** start Provided data **

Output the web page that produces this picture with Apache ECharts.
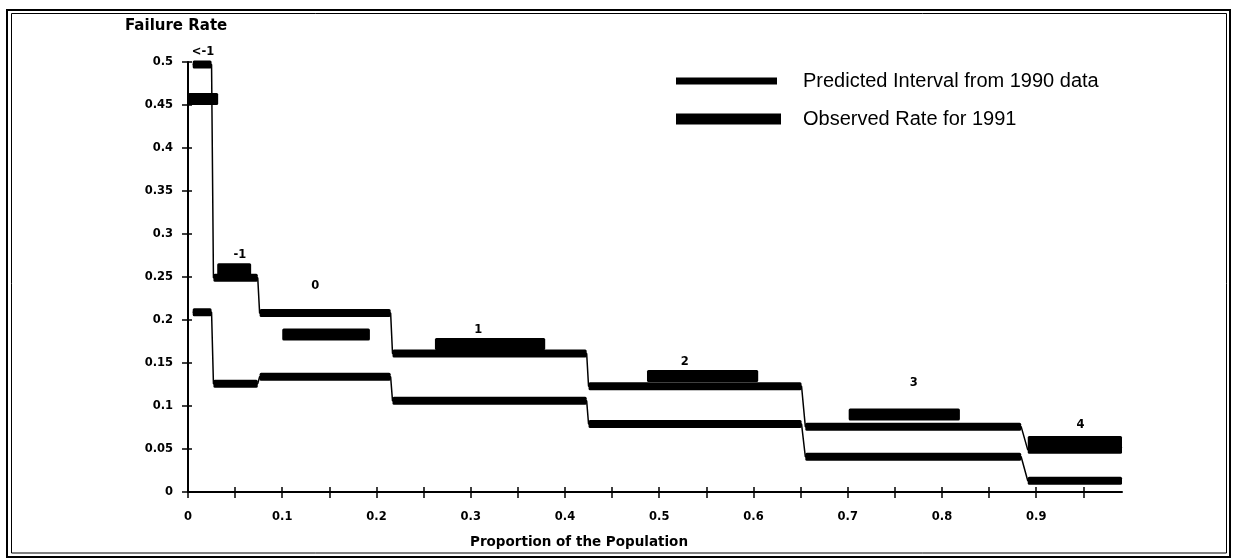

** end Provided data **
** start Provided data **

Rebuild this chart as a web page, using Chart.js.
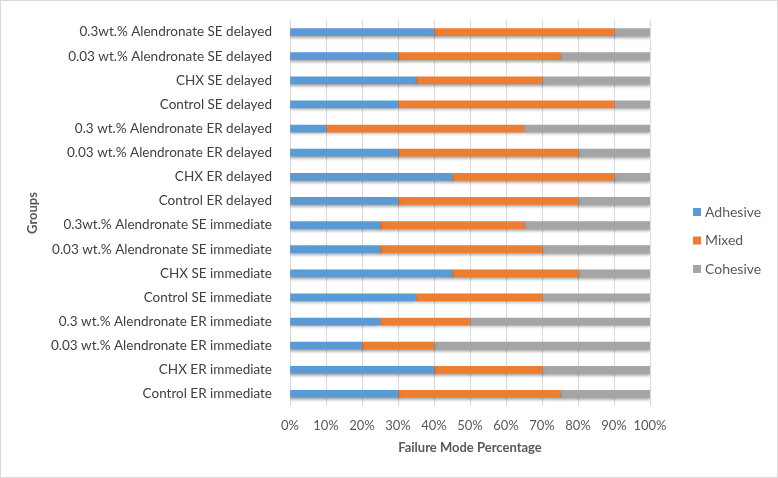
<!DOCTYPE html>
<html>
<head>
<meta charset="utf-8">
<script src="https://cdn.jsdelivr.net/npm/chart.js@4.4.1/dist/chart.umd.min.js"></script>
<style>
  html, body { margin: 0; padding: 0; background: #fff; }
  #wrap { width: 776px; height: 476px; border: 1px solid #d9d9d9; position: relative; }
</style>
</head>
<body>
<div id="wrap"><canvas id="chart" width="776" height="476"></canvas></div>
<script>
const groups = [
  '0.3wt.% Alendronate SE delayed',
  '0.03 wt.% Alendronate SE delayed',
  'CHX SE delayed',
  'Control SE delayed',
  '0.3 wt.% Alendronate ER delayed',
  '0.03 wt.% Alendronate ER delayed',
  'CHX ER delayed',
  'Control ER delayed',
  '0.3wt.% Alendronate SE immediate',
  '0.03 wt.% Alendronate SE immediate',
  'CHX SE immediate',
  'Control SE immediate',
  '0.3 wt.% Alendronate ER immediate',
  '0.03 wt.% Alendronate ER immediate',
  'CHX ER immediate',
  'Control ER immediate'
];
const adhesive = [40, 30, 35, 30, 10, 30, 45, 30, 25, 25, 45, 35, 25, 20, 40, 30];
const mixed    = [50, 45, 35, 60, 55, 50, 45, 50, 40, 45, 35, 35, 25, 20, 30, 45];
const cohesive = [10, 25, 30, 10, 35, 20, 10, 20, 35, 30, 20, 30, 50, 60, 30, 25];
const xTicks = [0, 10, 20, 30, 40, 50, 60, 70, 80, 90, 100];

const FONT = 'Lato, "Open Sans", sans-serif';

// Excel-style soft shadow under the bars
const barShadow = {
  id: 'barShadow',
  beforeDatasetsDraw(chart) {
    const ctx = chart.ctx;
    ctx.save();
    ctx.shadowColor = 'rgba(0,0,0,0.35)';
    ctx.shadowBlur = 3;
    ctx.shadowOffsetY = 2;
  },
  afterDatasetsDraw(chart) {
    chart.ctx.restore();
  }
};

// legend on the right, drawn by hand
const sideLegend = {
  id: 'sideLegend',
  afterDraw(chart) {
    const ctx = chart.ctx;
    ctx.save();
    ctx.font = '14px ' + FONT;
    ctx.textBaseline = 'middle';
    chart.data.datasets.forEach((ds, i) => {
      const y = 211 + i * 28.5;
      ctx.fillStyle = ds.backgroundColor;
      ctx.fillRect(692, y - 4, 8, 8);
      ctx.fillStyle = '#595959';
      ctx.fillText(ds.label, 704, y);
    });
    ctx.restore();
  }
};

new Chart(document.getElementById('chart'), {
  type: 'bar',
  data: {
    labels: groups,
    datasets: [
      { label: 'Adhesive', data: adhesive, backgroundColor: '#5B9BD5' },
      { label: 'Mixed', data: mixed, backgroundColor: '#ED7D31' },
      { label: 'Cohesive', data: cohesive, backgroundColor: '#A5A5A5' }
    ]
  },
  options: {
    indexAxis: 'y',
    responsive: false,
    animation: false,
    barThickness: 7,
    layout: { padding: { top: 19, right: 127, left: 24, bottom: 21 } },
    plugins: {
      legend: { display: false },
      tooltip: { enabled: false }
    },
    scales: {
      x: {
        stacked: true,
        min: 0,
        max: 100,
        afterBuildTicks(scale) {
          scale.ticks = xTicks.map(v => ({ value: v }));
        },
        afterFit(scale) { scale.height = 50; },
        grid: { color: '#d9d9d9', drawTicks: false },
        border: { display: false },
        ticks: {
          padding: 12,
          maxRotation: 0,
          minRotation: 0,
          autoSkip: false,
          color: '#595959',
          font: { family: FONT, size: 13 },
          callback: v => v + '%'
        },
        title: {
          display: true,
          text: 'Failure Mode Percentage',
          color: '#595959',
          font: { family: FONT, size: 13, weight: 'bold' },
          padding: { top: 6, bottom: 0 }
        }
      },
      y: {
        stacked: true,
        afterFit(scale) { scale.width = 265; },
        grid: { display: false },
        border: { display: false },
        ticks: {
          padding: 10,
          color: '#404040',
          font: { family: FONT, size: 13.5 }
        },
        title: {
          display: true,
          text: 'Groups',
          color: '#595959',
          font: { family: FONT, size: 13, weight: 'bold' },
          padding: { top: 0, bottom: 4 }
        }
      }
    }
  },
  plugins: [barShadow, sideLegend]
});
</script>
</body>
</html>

** end Provided data **

→ **Your instructions**
Return all lines containing "this".

→ **Exercise solution**
Output the web page that produces this picture with Apache ECharts.
Rebuild this chart as a web page, using Chart.js.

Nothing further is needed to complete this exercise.